Allocating 16MB aligned phsyical memory

Felix Domke (tmbinc@elitedvb.net)
Wed, 11 Dec 2002 10:23:39 +0100


Hi,

i'm almost a newbie to kernel hacking, and i'm currently writing a driver
for some powerpc-based chipset by IBM (STBxxxx), using the
2.4.xx-linuxppc_devel kernel.

Some On-Chip-Devices require a very strict alignment of memory. For example,
one function (mpeg2 transport demuxer) require that all (32) queues (each of
them about 32kb) reside in one 16MB region, each of them not crossing 1MB
boundary.

At the moment, i'm reserving a 16MB space of ram for which i made an own
allocater. needless to say that this sucks.

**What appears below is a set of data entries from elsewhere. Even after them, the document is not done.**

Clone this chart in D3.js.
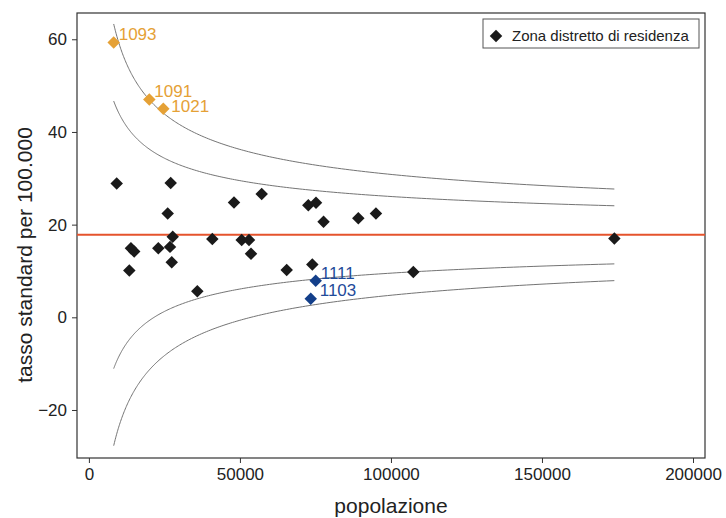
<!DOCTYPE html>
<html>
<head>
<meta charset="utf-8">
<script src="https://cdn.jsdelivr.net/npm/d3@7"></script>
<style>
  body { margin: 0; background: #fff; }
  text { font-family: "Liberation Sans", Arial, sans-serif; }
</style>
</head>
<body>
<div id="vis"></div>
<script>
const WIDTH = 726;
const HEIGHT = 518;

// zone distretto (punti neri)
const zonePop = [9200, 27080, 48040, 57210, 72640, 75190, 26090, 77680, 89200, 95030,
	27750, 13910, 15000, 22980, 26850, 40860, 50590, 53010, 53670, 27420,
	13380, 65490, 73970, 35890, 107410, 173960];
const zoneTasso = [28.9, 29.0, 24.8, 26.6, 24.2, 24.7, 22.4, 20.6, 21.4, 22.4,
	17.4, 14.9, 14.2, 14.9, 15.2, 16.9, 16.7, 16.7, 13.7, 11.9,
	10.1, 10.2, 11.4, 5.6, 9.8, 17.0];

// zone sopra il limite superiore
const altiId = ["1093", "1091", "1021"];
const altiPop = [8210, 20000, 24630];
const altiTasso = [59.3, 47.0, 45.0];

// zone sotto il limite inferiore
const bassiId = ["1111", "1103"];
const bassiPop = [75090, 73440];
const bassiTasso = [7.9, 4.0];

// tasso di riferimento e livelli dei limiti di controllo (95% e 99.8%)
const tassoRif = 17.8;
const zLivelli = [1.96, 3.09];

const xTicks = [0, 50000, 100000, 150000, 200000];
const yTicks = [-20, 0, 20, 40, 60];

// label nudges (px), default is right and a bit above the marker
const labelShift = { "1021": [8, -3], "1103": [9, -9] };

const margin = { top: 13, right: 21, bottom: 60, left: 77 };
const w = WIDTH - margin.left - margin.right;
const h = HEIGHT - margin.top - margin.bottom;

const svg = d3.select('#vis').append('svg')
	.attr('width', WIDTH)
	.attr('height', HEIGHT);

const g = svg.append('g')
	.attr('transform', `translate(${margin.left},${margin.top})`);

const x = d3.scaleLinear().domain([-3940, 203970]).range([0, w]);
const y = d3.scaleLinear().domain([-30.36, 65.67]).range([h, 0]);

// axes
const xAxis = g.append('g')
	.attr('transform', `translate(0,${h})`)
	.call(d3.axisBottom(x).tickValues(xTicks).tickFormat(d3.format('d')).tickSize(5).tickPadding(5));
const yAxis = g.append('g')
	.call(d3.axisLeft(y).tickValues(yTicks).tickFormat(d => d < 0 ? '\u2212' + Math.abs(d) : d).tickSize(5).tickPadding(5));

[xAxis, yAxis].forEach(a => {
	a.select('.domain').remove();
	a.selectAll('line').attr('stroke', '#333');
	a.selectAll('text').attr('fill', '#222').style('font-size', '17px')
		.style('font-family', '"Liberation Sans", Arial, sans-serif');
});

// frame
g.append('rect')
	.attr('width', w)
	.attr('height', h)
	.attr('fill', 'none')
	.attr('stroke', '#333')
	.attr('stroke-width', 1.2);

// funnel limits
const allPop = zonePop.concat(altiPop, bassiPop);
const nMin = d3.min(allPop), nMax = d3.max(allPop);
const nGrid = d3.range(0, 201).map(i => nMin * Math.pow(nMax / nMin, i / 200));
const se = n => Math.sqrt(tassoRif * 100000 / n);

const line = d3.line().x(d => x(d[0])).y(d => y(d[1]));
zLivelli.forEach(z => {
	[1, -1].forEach(s => {
		g.append('path')
			.datum(nGrid.map(n => [n, tassoRif + s * z * se(n)]))
			.attr('d', line)
			.attr('fill', 'none')
			.attr('stroke', '#747474')
			.attr('stroke-width', 1);
	});
});

// reference line
g.append('line')
	.attr('x1', 0).attr('x2', w)
	.attr('y1', y(tassoRif)).attr('y2', y(tassoRif))
	.attr('stroke', '#e5532c')
	.attr('stroke-width', 2);

const diamond = d3.symbol().type(d3.symbolSquare).size(78);

function drawPoints(pop, tasso, colour) {
	g.append('g').selectAll('path')
		.data(pop.map((p, i) => ({ p, t: tasso[i] })))
		.enter().append('path')
		.attr('d', diamond)
		.attr('transform', d => `translate(${x(d.p)},${y(d.t)}) rotate(45)`)
		.attr('fill', colour);
}

function drawLabels(ids, pop, tasso, colour) {
	g.append('g').selectAll('text')
		.data(ids.map((id, i) => ({ id, p: pop[i], t: tasso[i] })))
		.enter().append('text')
		.attr('x', d => x(d.p) + (labelShift[d.id] || [5, -8])[0])
		.attr('y', d => y(d.t) + (labelShift[d.id] || [5, -8])[1])
		.attr('dy', '0.35em')
		.attr('fill', colour)
		.style('font-size', '17px')
		.text(d => d.id);
}

drawPoints(zonePop, zoneTasso, '#1a1a1a');
drawPoints(altiPop, altiTasso, '#e5a136');
drawPoints(bassiPop, bassiTasso, '#133f8a');
drawLabels(altiId, altiPop, altiTasso, '#e5a136');
drawLabels(bassiId, bassiPop, bassiTasso, '#1f4b9a');

// axis titles
svg.append('text')
	.attr('x', margin.left + w / 2)
	.attr('y', 513)
	.attr('text-anchor', 'middle')
	.attr('fill', '#222')
	.style('font-size', '21px')
	.text('popolazione');

svg.append('text')
	.attr('transform', 'translate(32,255) rotate(-90)')
	.attr('text-anchor', 'middle')
	.attr('fill', '#222')
	.style('font-size', '21px')
	.text('tasso standard per 100.000');

// legend
const legend = svg.append('g').attr('transform', 'translate(483,19)');
legend.append('rect')
	.attr('width', 216)
	.attr('height', 29)
	.attr('fill', '#fff')
	.attr('stroke', '#555')
	.attr('stroke-width', 1);
legend.append('path')
	.attr('d', diamond)
	.attr('transform', 'translate(13,17) rotate(45)')
	.attr('fill', '#1a1a1a');
legend.append('text')
	.attr('x', 29)
	.attr('y', 17)
	.attr('dy', '0.35em')
	.attr('fill', '#222')
	.style('font-size', '15px')
	.text('Zona distretto di residenza');
</script>
</body>
</html>
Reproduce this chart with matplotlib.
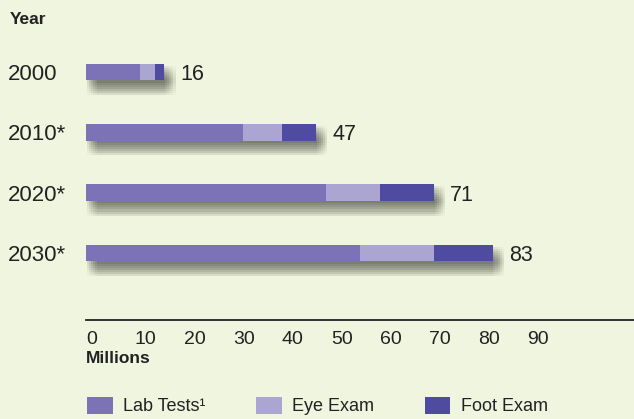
import matplotlib
matplotlib.use('Agg')
from matplotlib import pyplot as plt
from matplotlib import patheffects as pe
from matplotlib.patches import Patch

years = ['2000', '2010*', '2020*', '2030*']
lab_tests = [11, 32, 49, 56]
eye_exam = [3, 8, 11, 15]
foot_exam = [2, 7, 11, 12]
totals = [16, 47, 71, 83]
x_ticks = [0, 10, 20, 30, 40, 50, 60, 70, 80, 90]
legend_labels = ['Lab Tests\u00b9', 'Eye Exam', 'Foot Exam']

bg = '#F0F5DF'
c_lab = '#7B73B6'
c_eye = '#ABA5D2'
c_foot = '#4F4BA0'
txt = '#222222'

plt.rcParams['font.family'] = ['Liberation Sans', 'DejaVu Sans']

fig = plt.figure(figsize=(6.34, 4.19), dpi=100, facecolor=bg)
ax = fig.add_axes([86 / 634, 99 / 419, 548 / 634, 280 / 419])
ax.set_facecolor(bg)

pos = list(range(len(years)))
h = 0.28

# soft drop shadow: many faint offset copies
shadows = []
for dx in (-1.5, 0, 1.5, 3, 4.5, 6):
    for dy in (-10.5, -9, -7.5, -6, -4.5, -3, -1.5):
        shadows.append(pe.SimplePatchShadow(offset=(2 + dx, dy),
                                            shadow_rgbFace='#4c5044', alpha=0.025))
ax.barh(pos, totals, height=h, color=c_lab, zorder=1,
        path_effects=shadows + [pe.Normal()])

left2 = [a + b for a, b in zip(lab_tests, eye_exam)]
ax.barh(pos, lab_tests, height=h, color=c_lab, zorder=2)
ax.barh(pos, eye_exam, left=lab_tests, height=h, color=c_eye, zorder=2)
ax.barh(pos, foot_exam, left=left2, height=h, color=c_foot, zorder=2)

for p, t in zip(pos, totals):
    ax.annotate(str(t), (t, p), xytext=(11.5, 0), textcoords='offset points',
                va='center_baseline', ha='left', fontsize=15.5, color=txt)

ax.set_xlim(0, 548 / 4.9)
ax.set_ylim(4.11, -0.53)

ax.set_xticks(x_ticks)
ax.set_xticklabels([str(v) for v in x_ticks], fontsize=14, color=txt, ha='left')
ax.tick_params(axis='x', length=0, pad=8)

ax.set_yticks(pos)
ax.set_yticklabels(years, fontsize=16, color=txt)
ax.tick_params(axis='y', length=0, pad=56)
for lbl in ax.get_yticklabels():
    lbl.set_ha('left')
    lbl.set_va('center_baseline')

for s in ['top', 'right', 'left']:
    ax.spines[s].set_visible(False)
ax.spines['bottom'].set_color(txt)
ax.spines['bottom'].set_linewidth(1.3)

fig.text(10 / 634, 1 - 20 / 419, 'Year', fontsize=12.5, fontweight='bold',
         color=txt, va='center', ha='left')
fig.text(86 / 634, 1 - 358 / 419, 'Millions', fontsize=12.5, fontweight='bold',
         color=txt, va='center', ha='left')

handles = [Patch(facecolor=c_lab), Patch(facecolor=c_eye), Patch(facecolor=c_foot)]
fig.legend(handles, legend_labels, loc='lower left', bbox_to_anchor=(71 / 634, -0.03),
           ncol=3, frameon=False, fontsize=13, handlelength=1.4, handleheight=1.1,
           handletextpad=0.6, columnspacing=2.8, labelcolor=txt)

fig.savefig('out.png', dpi=100, facecolor=bg)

So now i'm searching for a way
to allocate physical-mapped, contiguous, aligned (at 2^24 bytes) memory. I
already tried to understand __get_free_pages, map_page and the
powerpc-specific "consistent_alloc", but i couldn't think of enforcing the
alignments. I don't want to allocate 16MB more memory just for the
alignment.

I know that allocating 16MB-aligned memory isn't nice. But the other choice
is to completely reserve 16MB of RAM, which isn't nice either, since i only
need ~2MB of them.

Can anybody give me a hint how to do this?